> **Task details**: Each line below should be quoted exactly, please.

> **Dataset extract**:
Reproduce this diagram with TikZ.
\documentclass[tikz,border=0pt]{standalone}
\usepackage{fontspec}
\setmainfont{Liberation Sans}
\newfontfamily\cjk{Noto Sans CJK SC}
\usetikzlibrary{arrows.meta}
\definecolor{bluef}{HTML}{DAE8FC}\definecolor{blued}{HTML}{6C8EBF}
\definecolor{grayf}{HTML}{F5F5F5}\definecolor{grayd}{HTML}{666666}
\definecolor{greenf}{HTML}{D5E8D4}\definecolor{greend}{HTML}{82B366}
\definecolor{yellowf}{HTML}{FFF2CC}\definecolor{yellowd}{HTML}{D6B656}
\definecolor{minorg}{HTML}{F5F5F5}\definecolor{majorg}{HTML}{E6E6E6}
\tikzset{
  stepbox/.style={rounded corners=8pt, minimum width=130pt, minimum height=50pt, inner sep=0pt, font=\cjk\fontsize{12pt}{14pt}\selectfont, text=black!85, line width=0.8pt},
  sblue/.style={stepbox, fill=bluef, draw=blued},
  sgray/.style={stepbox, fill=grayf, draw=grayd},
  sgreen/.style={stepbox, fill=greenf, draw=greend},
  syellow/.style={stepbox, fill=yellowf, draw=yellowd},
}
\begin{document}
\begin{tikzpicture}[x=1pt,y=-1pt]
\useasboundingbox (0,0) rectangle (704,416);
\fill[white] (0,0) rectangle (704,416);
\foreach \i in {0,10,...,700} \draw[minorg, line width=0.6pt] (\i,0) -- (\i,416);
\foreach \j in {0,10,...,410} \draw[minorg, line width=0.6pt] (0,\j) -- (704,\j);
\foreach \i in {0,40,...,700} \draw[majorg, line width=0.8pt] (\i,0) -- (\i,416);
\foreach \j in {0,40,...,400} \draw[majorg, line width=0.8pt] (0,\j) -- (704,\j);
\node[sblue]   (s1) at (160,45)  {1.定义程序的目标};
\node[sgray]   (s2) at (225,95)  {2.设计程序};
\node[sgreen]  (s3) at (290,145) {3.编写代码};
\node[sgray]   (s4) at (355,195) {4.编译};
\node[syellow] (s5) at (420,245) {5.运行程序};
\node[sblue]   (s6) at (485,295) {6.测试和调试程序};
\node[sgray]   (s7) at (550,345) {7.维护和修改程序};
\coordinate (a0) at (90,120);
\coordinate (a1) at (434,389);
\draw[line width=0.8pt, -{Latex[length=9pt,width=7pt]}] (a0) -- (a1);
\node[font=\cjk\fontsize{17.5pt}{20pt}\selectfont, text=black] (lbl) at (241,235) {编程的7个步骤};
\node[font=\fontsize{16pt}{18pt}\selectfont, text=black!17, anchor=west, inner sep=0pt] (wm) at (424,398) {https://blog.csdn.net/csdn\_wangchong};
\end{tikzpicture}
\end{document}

> **The output**:
Reproduce this diagram with TikZ.
\documentclass[tikz,border=0pt]{standalone}
\usepackage{fontspec}
\setmainfont{Liberation Sans}
\newfontfamily\cjk{Noto Sans CJK SC}
\usetikzlibrary{arrows.meta}
\definecolor{bluef}{HTML}{DAE8FC}\definecolor{blued}{HTML}{6C8EBF}
\definecolor{grayf}{HTML}{F5F5F5}\definecolor{grayd}{HTML}{666666}
\definecolor{greenf}{HTML}{D5E8D4}\definecolor{greend}{HTML}{82B366}
\definecolor{yellowf}{HTML}{FFF2CC}\definecolor{yellowd}{HTML}{D6B656}
\definecolor{minorg}{HTML}{F5F5F5}\definecolor{majorg}{HTML}{E6E6E6}
\tikzset{
  stepbox/.style={rounded corners=8pt, minimum width=130pt, minimum height=50pt, inner sep=0pt, font=\cjk\fontsize{12pt}{14pt}\selectfont, text=black!85, line width=0.8pt},
  sblue/.style={stepbox, fill=bluef, draw=blued},
  sgray/.style={stepbox, fill=grayf, draw=grayd},
  sgreen/.style={stepbox, fill=greenf, draw=greend},
  syellow/.style={stepbox, fill=yellowf, draw=yellowd},
}
\begin{document}
\begin{tikzpicture}[x=1pt,y=-1pt]
\useasboundingbox (0,0) rectangle (704,416);
\fill[white] (0,0) rectangle (704,416);
\foreach \i in {0,10,...,700} \draw[minorg, line width=0.6pt] (\i,0) -- (\i,416);
\foreach \j in {0,10,...,410} \draw[minorg, line width=0.6pt] (0,\j) -- (704,\j);
\foreach \i in {0,40,...,700} \draw[majorg, line width=0.8pt] (\i,0) -- (\i,416);
\foreach \j in {0,40,...,400} \draw[majorg, line width=0.8pt] (0,\j) -- (704,\j);
\node[sblue]   (s1) at (160,45)  {1.定义程序的目标};
\node[sgray]   (s2) at (225,95)  {2.设计程序};
\node[sgreen]  (s3) at (290,145) {3.编写代码};
\node[sgray]   (s4) at (355,195) {4.编译};
\node[syellow] (s5) at (420,245) {5.运行程序};
\node[sblue]   (s6) at (485,295) {6.测试和调试程序};
\node[sgray]   (s7) at (550,345) {7.维护和修改程序};
\coordinate (a0) at (90,120);
\coordinate (a1) at (434,389);
\draw[line width=0.8pt, -{Latex[length=9pt,width=7pt]}] (a0) -- (a1);
\node[font=\cjk\fontsize{17.5pt}{20pt}\selectfont, text=black] (lbl) at (241,235) {编程的7个步骤};
\node[font=\fontsize{16pt}{18pt}\selectfont, text=black!17, anchor=west, inner sep=0pt] (wm) at (424,398) {https://blog.csdn.net/csdn\_wangchong};
\end{tikzpicture}
\end{document}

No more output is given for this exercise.